While many performers need fresh material to keep road life fresh, Tedeschi said she has no problem touring behind a record for several years. "I'm one of those bands that will tour an album for two years, because ... I love the material that I do," she said.

And her family keeps her busy. Her husband fronts his own eponymous band and also tours with Eric Clapton and the Allman Brothers Band. Trucks' and Tedeschi's bands will be sharing the bill for a northeastern tour this fall - the first time they've managed to match up their personal and professional lives for any extended period of time. "We're usually working around the Allman Brothers', or Eric Clapton's, schedule," Tedeschi said. "We really don't have a huge amount of say with those things.

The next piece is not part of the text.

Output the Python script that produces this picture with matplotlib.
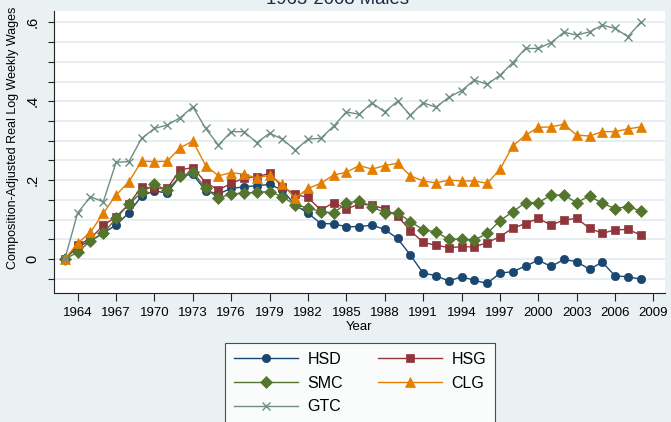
import numpy as np
import matplotlib
matplotlib.use("Agg")
from matplotlib import pyplot as plt

# ---------------- Data ----------------
years = list(range(1963, 2009))

hsd = [0.000, 0.031, 0.046, 0.066, 0.086, 0.117, 0.160, 0.173, 0.167, 0.210,
       0.215, 0.173, 0.165, 0.179, 0.183, 0.186, 0.189, 0.175, 0.137, 0.116,
       0.090, 0.089, 0.082, 0.082, 0.086, 0.075, 0.052, 0.010, -0.036, -0.042,
       -0.056, -0.045, -0.054, -0.062, -0.036, -0.032, -0.018, -0.003, -0.019, -0.001,
       -0.007, -0.026, -0.008, -0.043, -0.045, -0.051]

hsg = [0.000, 0.035, 0.052, 0.085, 0.107, 0.139, 0.183, 0.179, 0.179, 0.226,
       0.232, 0.194, 0.175, 0.192, 0.205, 0.209, 0.217, 0.183, 0.164, 0.156,
       0.124, 0.143, 0.127, 0.139, 0.137, 0.127, 0.109, 0.072, 0.042, 0.035,
       0.029, 0.031, 0.031, 0.041, 0.057, 0.078, 0.090, 0.103, 0.086, 0.099,
       0.103, 0.078, 0.065, 0.074, 0.075, 0.061]

smc = [0.000, 0.017, 0.046, 0.065, 0.103, 0.139, 0.169, 0.189, 0.175, 0.210,
       0.221, 0.179, 0.154, 0.165, 0.167, 0.169, 0.171, 0.158, 0.137, 0.130,
       0.120, 0.117, 0.141, 0.148, 0.133, 0.117, 0.117, 0.095, 0.074, 0.069,
       0.050, 0.051, 0.048, 0.065, 0.097, 0.120, 0.143, 0.143, 0.162, 0.162,
       0.143, 0.160, 0.141, 0.128, 0.133, 0.122]

clg = [0.000, 0.040, 0.068, 0.116, 0.162, 0.196, 0.248, 0.247, 0.248, 0.282,
       0.299, 0.237, 0.211, 0.219, 0.215, 0.205, 0.213, 0.189, 0.154, 0.179,
       0.192, 0.213, 0.220, 0.237, 0.228, 0.237, 0.243, 0.211, 0.198, 0.193,
       0.200, 0.198, 0.198, 0.192, 0.227, 0.287, 0.314, 0.334, 0.335, 0.342,
       0.314, 0.312, 0.323, 0.323, 0.330, 0.335]

gtc = [0.000, 0.117, 0.158, 0.145, 0.245, 0.247, 0.306, 0.331, 0.340, 0.358,
       0.386, 0.331, 0.289, 0.323, 0.323, 0.295, 0.319, 0.304, 0.276, 0.304,
       0.306, 0.337, 0.373, 0.367, 0.396, 0.373, 0.400, 0.365, 0.396, 0.385,
       0.410, 0.427, 0.454, 0.443, 0.466, 0.498, 0.534, 0.534, 0.549, 0.575,
       0.568, 0.576, 0.593, 0.585, 0.564, 0.600]

x_ticks = list(range(1964, 2010, 3))
y_ticks = [-0.05, 0.0, 0.05, 0.1, 0.15, 0.2, 0.25, 0.3, 0.35, 0.4, 0.45, 0.5, 0.55, 0.6]
y_labels = ["", "0", "", "", "", ".2", "", "", "", ".4", "", "", "", ".6"]

# ---------------- Style ----------------
plt.rcParams['font.family'] = ['Liberation Sans', 'DejaVu Sans']
bg = "#EAF1F3"
grid_c = "#E3EBEE"

fig = plt.figure(figsize=(6.71, 4.22), dpi=100, facecolor=bg)
ax = fig.add_axes([54 / 671, 1 - 293.3 / 422, (665 - 54) / 671, (293.3 - 11) / 422])
ax.set_facecolor("white")

series = [
    ("HSD", hsd, "#1A476F", "o", 6.0),
    ("HSG", hsg, "#90353B", "s", 6.0),
    ("SMC", smc, "#55752F", "D", 6.5),
    ("CLG", clg, "#E37E00", "^", 7.0),
    ("GTC", gtc, "#6E8E84", "x", 5.5),
]

lines = {}
for name, vals, col, mk, ms in series:
    ln, = ax.plot(years, vals, color=col, marker=mk, markersize=ms, lw=1.0,
                  markeredgewidth=1.0 if mk == "x" else 0.5, label=name, zorder=3)
    lines[name] = ln

ax.set_xlim(1962.15, 2009.9)
ax.set_ylim(-0.087, 0.629)
ax.set_xticks(x_ticks)
ax.set_xticklabels([str(y) for y in x_ticks], fontsize=9.5)
ax.set_yticks(y_ticks)
ax.set_yticklabels(y_labels, fontsize=10.5, rotation=90, va="center")
ax.yaxis.grid(True, color=grid_c, lw=1.2, zorder=0)
ax.set_axisbelow(True)

for s in ["top", "right"]:
    ax.spines[s].set_visible(False)
for s in ["left", "bottom"]:
    ax.spines[s].set_color("#222222")
    ax.spines[s].set_linewidth(0.8)
ax.tick_params(axis="x", length=6, width=0.8, color="#222222", pad=4)
ax.tick_params(axis="y", length=4.5, width=0.8, color="#222222", pad=6)

ax.set_xlabel("Year", fontsize=9.5, labelpad=1)
fig.text(13 / 671, 1 - 138 / 422, "Composition-Adjusted Real Log Weekly Wages",
         rotation=90, ha="center", va="center", fontsize=9.0)
fig.text(338 / 671, 1 - 3.5 / 422, "1963-2008 Males", ha="center", va="baseline",
         fontsize=13.3, color="#1C2A48")

order = ["HSD", "SMC", "GTC", "HSG", "CLG"]
leg = fig.legend([lines[n] for n in order], order, ncol=2, loc="upper left",
                 bbox_to_anchor=(225 / 671, 1 - 343 / 422), fontsize=11.5,
                 frameon=True, fancybox=False, handlelength=4.0, handletextpad=0.6,
                 columnspacing=2.2, labelspacing=0.55, borderpad=0.55,
                 borderaxespad=0)
leg.get_frame().set_edgecolor("#222222")
leg.get_frame().set_linewidth(0.8)

fig.savefig("out.png", dpi=100, facecolor=bg)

"When we come home it's kind of like a hurricane. Our two buses come and drop off all this stuff."

Their two children often dictate the songwriting schedule. Many songs, she said, have been lost to the duties of motherhood. "And some of my new ideas, it's almost like children's songs," she said. "If I didn't have kids, I'd be writing more consistently. Because I have songs in my head every day."

Tedeschi hopes to finish a batch of songs over the remainder of the year and plans to head into the studio the first quarter of 2007.

She said that her covers record taught her a lot about songwriting. "It's given me a nice insight into some of the simplicity of the chords," she said, "yet some of the complexity of choosing how some of them go together."

The soul and R&B treatments have also forced her out of her blues comfort zone, and she thinks that the exercise might improve her songwriting. Yet with typical modesty, she caught herself making that promise and backtracked.

"Yeah, it'll probably ... be ... hopefully a little better."